LES MENACES DE BELMOKHTAR
De son côté, Mokhtar Belmokhtar a envoyé un communiqué à l'Agence Nouakchott d'Information (ANI) où il explique le rôle d'Aqmi dans l'écrasement militaire des forces du MNLA à Gao. Se présentant comme une force qui voulait rétablir la sécurité, Belmokhtar affirme que l'action menée à Gao n'était pas destinée spécialement contre le MNLA. « L'usage de la force a été contraint et limité dans le temps et l'espace ». Cette mesure militaire « ne signifiait pas une déclaration de guerre contre une quelconque partie, ni contre les membres et les regroupements du MNLA comme le prétend un de ses dirigeants ». Ces explications sont assorties d'une mise en garde contre ceux qui collaboreront avec une force militaire appelée à intervenir dans la région. «Nous prévenons chacun devant la tentation de tirer profit» de la situation actuelle dans le nord du Mali «en collaborant avec les forces étrangères qui guettent la région que nous ne resterons pas les bras croisés et que nous agirons en fonction de la situation avec fermeté et détermination», a menacé samedi un de ses chefs, Mokhtar Belmokhtar dans un communiqué diffusé par l'Agence Nouakchott Informations (ANI), un média privé en Mauritanie.

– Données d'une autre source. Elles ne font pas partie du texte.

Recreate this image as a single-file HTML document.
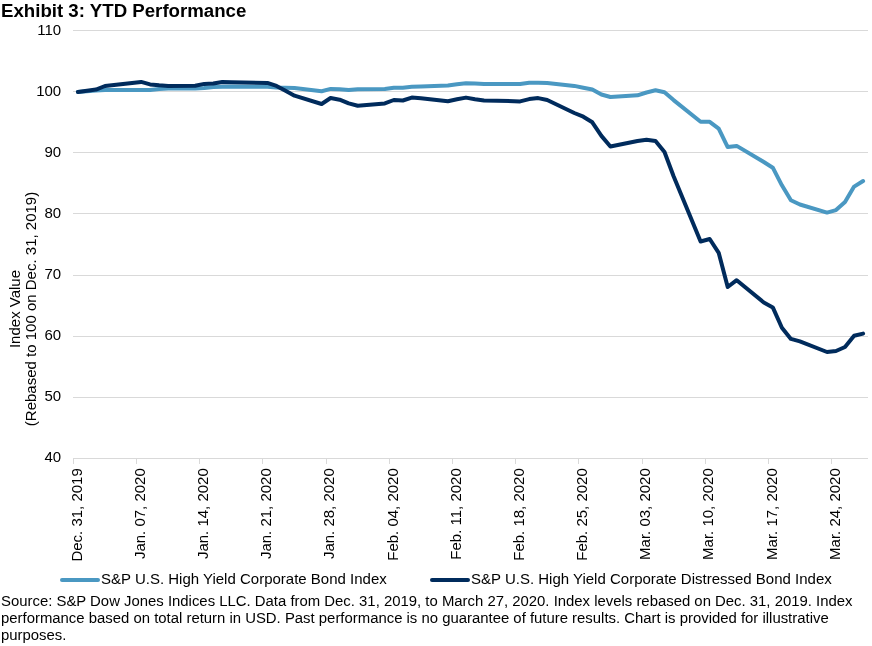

Le Mujao avait menacé vendredi de s'attaquer aux pays qui composeraient la force de 3 300 hommes dont l'Afrique de l'Ouest prépare depuis plusieurs semaines l'envoi dans ce pays. On perçoit chez les djihadistes une certaine appréhension à l'idée d'une intervention de la Cédéao ou d'autres forces étrangères. Pourtant, tous leurs actes semblent orientés vers une sorte d'appel à intervention. Entre l'apparente élimination du MNLA du circuit - qui peut être réversible en cas de soutien extérieur consistant - et les actes de destruction du patrimoine de Tombouctou, les incitations à l'intervention extérieure se renforcent. Le Maroc en profite, à peu de frais, pour appeler à l'internationalisation de la réponse.